Apparently our Opposition Leader Bill Shorten, his deputy Tanya Plibersek, and immigration spokesman Richard Marles are heading off to the Pacific to discuss “the dangerous consequences of climate change”, all paid for by media baron Harold Mitchell, according to yesterday’s Weekend Australian.
They will visit Papua New Guinea, the Marshall Islands, and Kiribati (pronounced “Kiri-bahss”).
The President of Kiribati leads the complaints about the threat of global warming to his island nation. Kiribati has indeed seen foreshore erosion and salt water intrusion in recent years- just don’t mention causeway construction and underground water extraction.
Time for a reality check.
Sea level rise in Kiribati and the Marshalls has nothing to do with climate change and everything to do with the ENSO cycle, and winds in particular.
In this post I use data from the Australian Bureau of Meteorology’s Pacific Sea Level Monitoring Project at http://www.bom.gov.au/pacific/projects/pslm/. I also use NINO 4 data from http://www.cpc.ncep.noaa.gov/data/indices/sstoi.indices and Trade Wind Index data from http://www.cpc.ncep.noaa.gov/data/indices/wpac850.

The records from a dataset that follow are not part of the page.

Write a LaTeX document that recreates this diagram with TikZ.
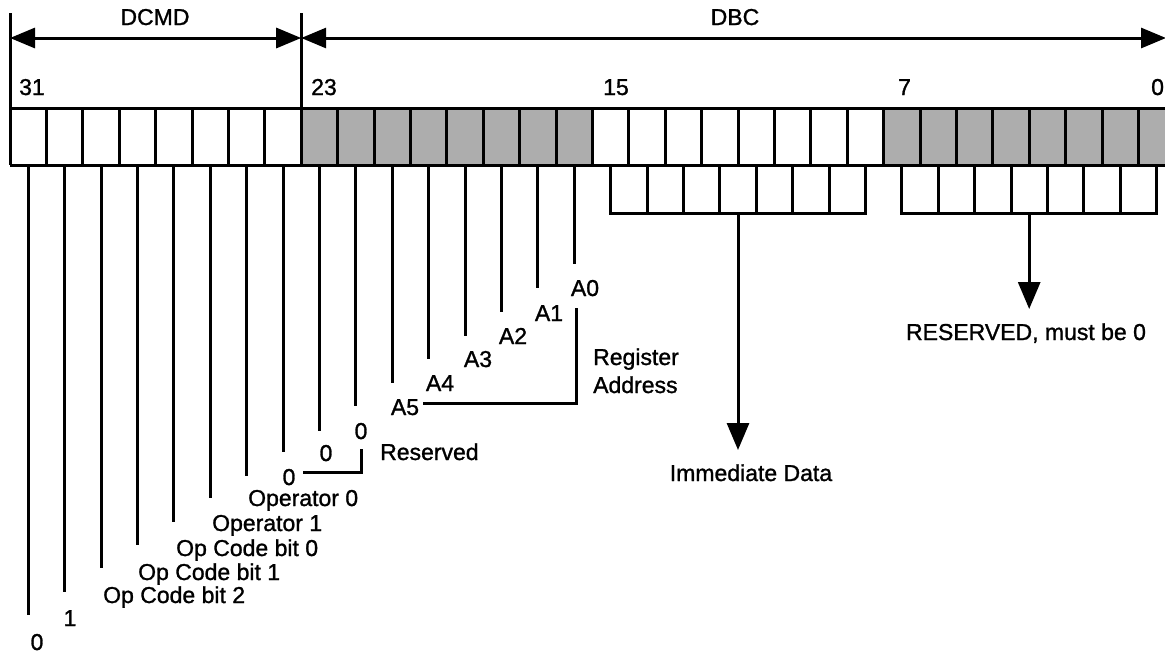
\documentclass[tikz,border=0pt]{standalone}
\usepackage{fontspec}
\setmainfont{Liberation Sans}
\newfontfamily\lblfont{Liberation Sans}[FakeBold=1.2]
\usetikzlibrary{arrows.meta,calc}
\begin{document}
\begin{tikzpicture}[x=1pt,y=-1pt,
  reg/.style={line width=3pt},
  lead/.style={line width=3pt},
  lbl/.style={font=\lblfont\fontsize{23}{27}\selectfont, inner sep=0pt},
  spanarrow/.style={line width=3pt,{Triangle[length=25pt,width=20pt]}-{Triangle[length=25pt,width=20pt]}},
  downarrow/.style={line width=3pt,-{Triangle[length=27pt,width=22pt]}},
  shade/.style={fill=black!32}
]
\useasboundingbox (0,0) rectangle (1165,654);
\clip (0,0) rectangle (1165,654);

% shaded fields
\fill[shade] (301.2,108) rectangle (592.4,165);
\fill[shade] (883.6,108) rectangle (1180,165);

% register row
\draw[reg] (10,108) -- (1180,108) (10,165) -- (1180,165);
\foreach \i in {0,...,32} \draw[reg] ({10+\i*36.4},108) -- ({10+\i*36.4},165);

% field extent ticks and arrows
\coordinate (k31) at (10,13);
\coordinate (k23) at (301.2,13);
\coordinate (r31) at (10,108);
\coordinate (r23) at (301.2,108);
\draw[reg] (k31) -- (r31);
\draw[reg] (k23) -- (r23);
\coordinate (aL) at (10,38);
\coordinate (aM) at (301.2,38);
\coordinate (aR) at (1166,38);
\draw[spanarrow] (aL) -- (aM);
\draw[spanarrow] (aM) -- (aR);
\node[lbl,anchor=base] (dcmd) at (155,25) {DCMD};
\node[lbl,anchor=base] (dbc) at (735,25) {DBC};

% bit numbers
\node[lbl,anchor=base west] (n31) at (19,95) {31};
\node[lbl,anchor=base west] (n23) at (311,95) {23};
\node[lbl,anchor=base west] (n15) at (603,95) {15};
\node[lbl,anchor=base west] (n7) at (898,95) {7};
\node[lbl,anchor=base west] (n0) at (1151,95) {0};

% bit anchors at register bottom
\foreach \b in {0,...,31} \coordinate (t\b) at ({10+(31-\b+0.5)*36.4},165);

% leads for bits 31..16
\foreach \b/\e in {31/615,30/592,29/568,28/545,27/522,26/498,25/476,24/452,23/431,22/406,21/383,20/359,19/336,18/312,17/288,16/264} {
  \coordinate (e\b) at ({10+(31-\b+0.5)*36.4},\e);
  \draw[lead] (t\b) -- (e\b);
}

% labels
\node[lbl,anchor=base] (l31) at (37,650) {0};
\node[lbl,anchor=base] (l30) at (70,626) {1};
\node[lbl,anchor=base west] (l29) at (103,603) {Op Code bit 2};
\node[lbl,anchor=base west] (l28) at (138,580) {Op Code bit 1};
\node[lbl,anchor=base west] (l27) at (176,556) {Op Code bit 0};
\node[lbl,anchor=base west] (l26) at (212,531) {Operator 1};
\node[lbl,anchor=base west] (l25) at (248,506) {Operator 0};
\node[lbl,anchor=base] (l24) at (289,485) {0};
\node[lbl,anchor=base] (l23) at (326,461) {0};
\node[lbl,anchor=base] (l22) at (361,439) {0};
\node[lbl,anchor=base west] (res) at (380,460) {Reserved};
\node[lbl,anchor=base] (l21) at (405,415) {A5};
\node[lbl,anchor=base] (l20) at (440,391) {A4};
\node[lbl,anchor=base] (l19) at (478,367) {A3};
\node[lbl,anchor=base] (l18) at (513,344) {A2};
\node[lbl,anchor=base] (l17) at (549,321) {A1};
\node[lbl,anchor=base] (l16) at (585,296) {A0};
\node[lbl,anchor=base west] (reg1) at (593,365) {Register};
\node[lbl,anchor=base west] (reg2) at (593,393) {Address};

% brackets
\coordinate (rb1) at (303,472);
\coordinate (rb2) at (361,472);
\coordinate (rb3) at (361,449);
\draw[lead] (rb1) -- (rb2) -- (rb3);
\coordinate (ab1) at (423,403);
\coordinate (ab2) at (576,403);
\coordinate (ab3) at (576,308);
\draw[lead] (ab1) -- (ab2) -- (ab3);

% combs for bits 15..8 and 7..0
\foreach \b in {15,...,8} {
  \coordinate (c\b) at ({10+(31-\b+0.5)*36.4},213);
  \draw[reg] (t\b) -- (c\b);
}
\foreach \b in {7,...,0} {
  \coordinate (c\b) at ({10+(31-\b+0.5)*36.4},213);
  \draw[reg] (t\b) -- (c\b);
}
\draw[reg] ($(c15)+(-1.5,0)$) -- ($(c8)+(1.5,0)$);
\draw[reg] ($(c7)+(-1.5,0)$) -- ($(c0)+(1.5,0)$);

\coordinate (imm0) at ($(c15)!0.5!(c8)$);
\coordinate (imm1) at ($(imm0)+(0,237)$);
\draw[downarrow] (imm0) -- (imm1);
\node[lbl,anchor=base] (imm) at (751,481) {Immediate Data};

\coordinate (rsv0) at ($(c7)!0.5!(c0)$);
\coordinate (rsv1) at ($(rsv0)+(0,96)$);
\draw[downarrow] (rsv0) -- (rsv1);
\node[lbl,anchor=base] (rsv) at (1026,340) {RESERVED, must be 0};
\end{tikzpicture}
\end{document}
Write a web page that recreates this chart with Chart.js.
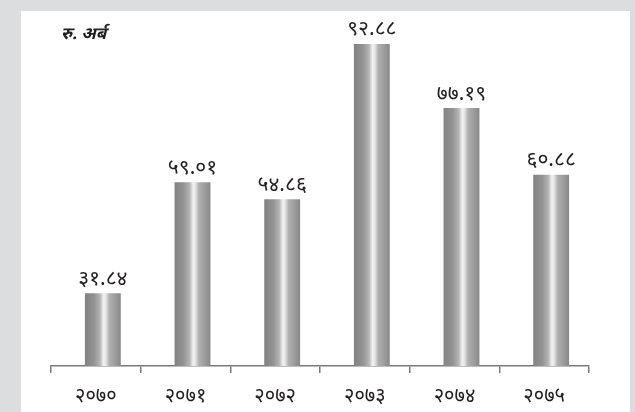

Fig. 1: Island nations in the Pacific Sea Level Monitoring Project, also showing the area of the NINO 4 index. (Click graphics to enlarge).
I have converted raw mean sea level data to monthly anomalies from 1995-2014 means, and scaled down NINO 4 and Trade Wind data, in order to make comparison easier.
This figure shows sea level data at all of the islands in the BOM’s Pacific Sea Level Monitoring Project.
Fig. 2: 12 month smoothed sea level anomalies, 1992-2015, for all islands in the Sea Level Monitoring Project. The vertical axis is in metres.
This is clearly shown by Kiribati and the Marshalls- when one is rising the other is falling.
Fig. 3: 12 month sea level anomalies at Kiribati and Marshalls, 1992 to 2015.
Perhaps Mr Shorten can discuss why sea level changes at the Marshalls precede those at Kiribati by many months, such that they are presently moving in opposite directions.
Point 2: There is no doubt that from 1992 to 2015, throughout this region sea levels have been rising: both the Marshalls and Kiribati by 4.8 mm per year. However, since sea level rise occurs at different times, it cannot be due to temperature change. This is further reinforced by the next graphic.
Fig. 4: NINO sea surface temperature anomalies, January 1982- September 2015, 12 month means.
NINO 4 sea surface temperature anomalies since 1982 have almost zero (+0.01C per decade) trend (and the other indices show negative trend in sea surface temperatures). The tropical Pacific has not warmed.
At first glance, sea level change at these islands appears to correlate well with El Ninos and La Ninas, however close analysis shows a much more complex picture.
Fig. 5: 12 month running means of Kiribati sea level anomalies compared to NINO 4
Note that the Trade Winds mostly change simultaneously with or some months before sea levels change.
Point 3: Sea level changes at Kiribati precede ENSO events, as measured by the NINO 4 index, but follow or match the Trades at the Marshalls (just to the north of the NINO 4 region).
However, in Figure 3 above, note that sea level anomalies at the Marshalls PRECEDE Kiribati.
So what is the cause of sea level rise in the western Pacific, which is an alarming 4.8mm per year at Kiribati and the Marshall islands?
Fig. 7: Trade Wind Index, December 1992 to September 2015
The Trade Winds have been increasing throughout the period of the Sea Level Monitoring Project, pushing surface water from east to west across the Pacific.
Fig. 8: Western Pacific winds at 1 November 2015
(From http://earth.nullschool.net/#current/wind/surface/level/orthographic=163.83,1.50,277 )
At Kiribati westerly wind pulses, which help to initiate and strengthen El Ninos, push water against the low coral cay and raise the sea level at the tide gauge, (located on the western side of Tarawa, which is in normal and La Nina years the leeward side).
Fig. 9: Tarawa Atoll
When these winds slacken and trade winds strengthen, the sea level drops. In the rising sea level phase, the westerly winds push warmer water eastwards, and the weaker trades do not bring in as much cooler water from higher latitudes. Thus the rise in sea level at Kiribati precedes a rise in sea surface temperature, and the peak in sea level occurs about 5 months before the peak in NINO 4, one of the El Nino indicators.
Conversely, weaker trade winds bottom out some months before the bottom of sea levels at the Marshalls, which are to the north of the area affected by westerly wind pulses.
Therefore we can reassure Mr Shorten and his pals that sea level rise has little to do with climate change (unless alarmists claim that global warming will lead to stronger La Ninas, which lead to cooler temperatures- but I thought the plan was for more El Ninos).
Sea level rise is largely due to wind. And no doubt Mr Shorten will contribute to that.